TASK
Copy out, with no alterations, the lines below running from the one containing "Write a Python" to the one containing "yticks = [-40, -30, -20, -10, 0, 10, 20]", inclusive at each end; pictures are omitted.

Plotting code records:
## begin

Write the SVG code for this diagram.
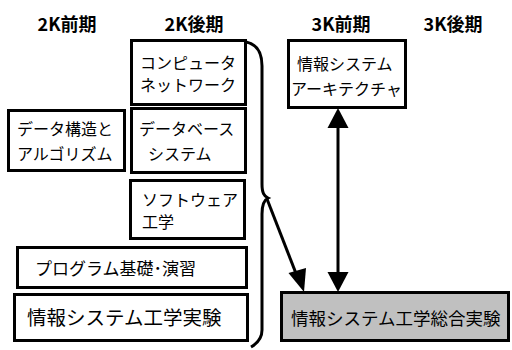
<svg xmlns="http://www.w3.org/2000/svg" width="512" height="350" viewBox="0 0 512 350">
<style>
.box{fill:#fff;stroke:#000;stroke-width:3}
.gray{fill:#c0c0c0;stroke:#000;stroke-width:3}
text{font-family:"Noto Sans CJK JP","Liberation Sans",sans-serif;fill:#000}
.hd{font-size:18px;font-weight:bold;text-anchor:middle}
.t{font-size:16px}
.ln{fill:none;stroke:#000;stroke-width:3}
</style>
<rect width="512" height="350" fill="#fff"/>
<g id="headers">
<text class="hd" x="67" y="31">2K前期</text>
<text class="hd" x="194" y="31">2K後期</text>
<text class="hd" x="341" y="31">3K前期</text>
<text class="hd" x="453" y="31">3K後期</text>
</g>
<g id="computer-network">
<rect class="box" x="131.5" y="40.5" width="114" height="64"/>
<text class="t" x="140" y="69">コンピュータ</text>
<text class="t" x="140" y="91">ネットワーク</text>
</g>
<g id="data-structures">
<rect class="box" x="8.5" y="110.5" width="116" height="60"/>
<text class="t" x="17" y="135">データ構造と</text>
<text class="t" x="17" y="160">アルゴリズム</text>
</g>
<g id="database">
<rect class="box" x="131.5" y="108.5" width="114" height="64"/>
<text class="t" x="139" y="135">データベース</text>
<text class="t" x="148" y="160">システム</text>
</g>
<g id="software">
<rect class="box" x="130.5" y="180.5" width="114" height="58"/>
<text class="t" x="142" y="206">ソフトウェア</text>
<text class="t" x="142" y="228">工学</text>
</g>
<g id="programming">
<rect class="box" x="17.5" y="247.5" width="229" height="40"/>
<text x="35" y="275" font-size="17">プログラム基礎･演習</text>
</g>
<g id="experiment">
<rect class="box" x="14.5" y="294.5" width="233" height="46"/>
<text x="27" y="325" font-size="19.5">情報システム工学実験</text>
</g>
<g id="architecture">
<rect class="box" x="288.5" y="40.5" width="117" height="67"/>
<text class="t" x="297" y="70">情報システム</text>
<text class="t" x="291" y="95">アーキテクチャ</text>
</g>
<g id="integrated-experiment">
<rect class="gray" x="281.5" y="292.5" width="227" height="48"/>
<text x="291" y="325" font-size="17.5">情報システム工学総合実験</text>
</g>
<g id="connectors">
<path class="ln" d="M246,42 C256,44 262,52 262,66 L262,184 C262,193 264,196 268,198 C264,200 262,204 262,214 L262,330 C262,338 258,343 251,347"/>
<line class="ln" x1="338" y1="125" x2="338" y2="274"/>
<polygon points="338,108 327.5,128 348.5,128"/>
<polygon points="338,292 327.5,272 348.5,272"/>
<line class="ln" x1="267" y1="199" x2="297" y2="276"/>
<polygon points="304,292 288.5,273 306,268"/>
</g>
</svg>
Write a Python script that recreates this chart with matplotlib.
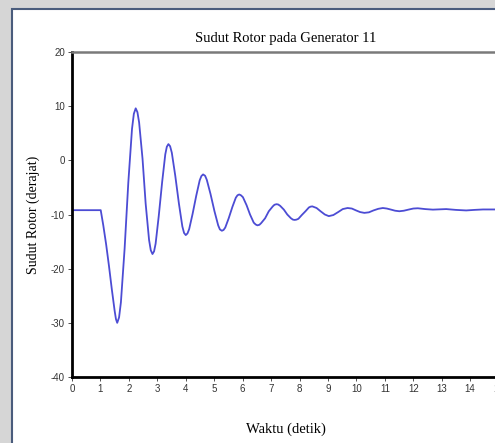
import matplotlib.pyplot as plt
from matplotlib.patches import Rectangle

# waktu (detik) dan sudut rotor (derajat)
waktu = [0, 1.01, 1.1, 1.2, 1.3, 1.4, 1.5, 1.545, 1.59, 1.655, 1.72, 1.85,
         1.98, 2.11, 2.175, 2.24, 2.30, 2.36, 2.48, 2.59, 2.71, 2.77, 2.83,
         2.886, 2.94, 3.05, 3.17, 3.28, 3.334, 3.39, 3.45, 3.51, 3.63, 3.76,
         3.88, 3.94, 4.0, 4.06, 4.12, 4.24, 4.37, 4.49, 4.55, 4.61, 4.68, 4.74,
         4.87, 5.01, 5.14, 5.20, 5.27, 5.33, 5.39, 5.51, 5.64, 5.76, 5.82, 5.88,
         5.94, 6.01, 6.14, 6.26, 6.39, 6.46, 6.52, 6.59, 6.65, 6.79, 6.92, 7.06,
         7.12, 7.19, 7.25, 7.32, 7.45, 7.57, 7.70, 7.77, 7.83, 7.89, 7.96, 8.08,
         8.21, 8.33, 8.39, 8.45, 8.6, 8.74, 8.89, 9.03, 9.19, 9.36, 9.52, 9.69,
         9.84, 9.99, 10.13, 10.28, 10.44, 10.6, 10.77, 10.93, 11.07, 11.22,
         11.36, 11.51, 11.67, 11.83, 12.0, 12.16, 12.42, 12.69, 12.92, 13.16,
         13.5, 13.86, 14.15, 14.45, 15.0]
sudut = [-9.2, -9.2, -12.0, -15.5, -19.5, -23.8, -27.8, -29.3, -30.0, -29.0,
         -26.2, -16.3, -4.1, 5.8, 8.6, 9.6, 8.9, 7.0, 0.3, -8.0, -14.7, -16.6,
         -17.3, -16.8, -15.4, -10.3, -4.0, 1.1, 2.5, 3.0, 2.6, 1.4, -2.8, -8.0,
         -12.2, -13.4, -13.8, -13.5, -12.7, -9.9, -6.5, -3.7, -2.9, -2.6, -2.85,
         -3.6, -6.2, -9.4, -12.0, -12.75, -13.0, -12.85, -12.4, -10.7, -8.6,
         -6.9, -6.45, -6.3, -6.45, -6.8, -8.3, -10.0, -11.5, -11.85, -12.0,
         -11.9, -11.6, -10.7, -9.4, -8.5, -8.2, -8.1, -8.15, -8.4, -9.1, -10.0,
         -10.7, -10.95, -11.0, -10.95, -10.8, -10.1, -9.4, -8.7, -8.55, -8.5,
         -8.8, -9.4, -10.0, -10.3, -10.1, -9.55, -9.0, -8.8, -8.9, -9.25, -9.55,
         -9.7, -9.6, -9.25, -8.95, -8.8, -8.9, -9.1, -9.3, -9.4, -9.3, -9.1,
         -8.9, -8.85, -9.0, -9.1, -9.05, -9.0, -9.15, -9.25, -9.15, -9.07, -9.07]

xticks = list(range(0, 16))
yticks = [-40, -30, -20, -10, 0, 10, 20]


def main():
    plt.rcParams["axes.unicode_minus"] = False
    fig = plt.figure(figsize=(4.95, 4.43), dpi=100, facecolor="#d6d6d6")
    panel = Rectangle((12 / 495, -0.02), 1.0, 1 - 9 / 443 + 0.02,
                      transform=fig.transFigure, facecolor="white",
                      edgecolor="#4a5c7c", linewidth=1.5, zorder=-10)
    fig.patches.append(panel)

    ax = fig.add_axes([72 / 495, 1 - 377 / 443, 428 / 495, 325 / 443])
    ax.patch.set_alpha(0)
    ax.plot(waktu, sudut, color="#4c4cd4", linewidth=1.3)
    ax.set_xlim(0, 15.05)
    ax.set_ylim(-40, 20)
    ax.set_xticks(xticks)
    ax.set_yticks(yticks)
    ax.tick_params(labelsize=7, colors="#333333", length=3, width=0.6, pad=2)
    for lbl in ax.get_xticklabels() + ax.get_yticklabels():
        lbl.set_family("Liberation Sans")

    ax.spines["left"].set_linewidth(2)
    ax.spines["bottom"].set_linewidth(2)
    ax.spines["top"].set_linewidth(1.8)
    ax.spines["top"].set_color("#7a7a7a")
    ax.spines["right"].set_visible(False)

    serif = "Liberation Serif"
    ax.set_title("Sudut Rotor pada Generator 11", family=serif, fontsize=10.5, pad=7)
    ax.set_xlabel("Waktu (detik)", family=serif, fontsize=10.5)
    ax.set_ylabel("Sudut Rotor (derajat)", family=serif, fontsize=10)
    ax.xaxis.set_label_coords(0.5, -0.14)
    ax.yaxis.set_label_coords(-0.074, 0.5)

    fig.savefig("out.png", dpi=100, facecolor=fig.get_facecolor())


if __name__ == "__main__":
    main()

## end

ANSWER FOR THE TASK
Write a Python script that recreates this chart with matplotlib.
import matplotlib.pyplot as plt
from matplotlib.patches import Rectangle

# waktu (detik) dan sudut rotor (derajat)
waktu = [0, 1.01, 1.1, 1.2, 1.3, 1.4, 1.5, 1.545, 1.59, 1.655, 1.72, 1.85,
         1.98, 2.11, 2.175, 2.24, 2.30, 2.36, 2.48, 2.59, 2.71, 2.77, 2.83,
         2.886, 2.94, 3.05, 3.17, 3.28, 3.334, 3.39, 3.45, 3.51, 3.63, 3.76,
         3.88, 3.94, 4.0, 4.06, 4.12, 4.24, 4.37, 4.49, 4.55, 4.61, 4.68, 4.74,
         4.87, 5.01, 5.14, 5.20, 5.27, 5.33, 5.39, 5.51, 5.64, 5.76, 5.82, 5.88,
         5.94, 6.01, 6.14, 6.26, 6.39, 6.46, 6.52, 6.59, 6.65, 6.79, 6.92, 7.06,
         7.12, 7.19, 7.25, 7.32, 7.45, 7.57, 7.70, 7.77, 7.83, 7.89, 7.96, 8.08,
         8.21, 8.33, 8.39, 8.45, 8.6, 8.74, 8.89, 9.03, 9.19, 9.36, 9.52, 9.69,
         9.84, 9.99, 10.13, 10.28, 10.44, 10.6, 10.77, 10.93, 11.07, 11.22,
         11.36, 11.51, 11.67, 11.83, 12.0, 12.16, 12.42, 12.69, 12.92, 13.16,
         13.5, 13.86, 14.15, 14.45, 15.0]
sudut = [-9.2, -9.2, -12.0, -15.5, -19.5, -23.8, -27.8, -29.3, -30.0, -29.0,
         -26.2, -16.3, -4.1, 5.8, 8.6, 9.6, 8.9, 7.0, 0.3, -8.0, -14.7, -16.6,
         -17.3, -16.8, -15.4, -10.3, -4.0, 1.1, 2.5, 3.0, 2.6, 1.4, -2.8, -8.0,
         -12.2, -13.4, -13.8, -13.5, -12.7, -9.9, -6.5, -3.7, -2.9, -2.6, -2.85,
         -3.6, -6.2, -9.4, -12.0, -12.75, -13.0, -12.85, -12.4, -10.7, -8.6,
         -6.9, -6.45, -6.3, -6.45, -6.8, -8.3, -10.0, -11.5, -11.85, -12.0,
         -11.9, -11.6, -10.7, -9.4, -8.5, -8.2, -8.1, -8.15, -8.4, -9.1, -10.0,
         -10.7, -10.95, -11.0, -10.95, -10.8, -10.1, -9.4, -8.7, -8.55, -8.5,
         -8.8, -9.4, -10.0, -10.3, -10.1, -9.55, -9.0, -8.8, -8.9, -9.25, -9.55,
         -9.7, -9.6, -9.25, -8.95, -8.8, -8.9, -9.1, -9.3, -9.4, -9.3, -9.1,
         -8.9, -8.85, -9.0, -9.1, -9.05, -9.0, -9.15, -9.25, -9.15, -9.07, -9.07]

xticks = list(range(0, 16))
yticks = [-40, -30, -20, -10, 0, 10, 20]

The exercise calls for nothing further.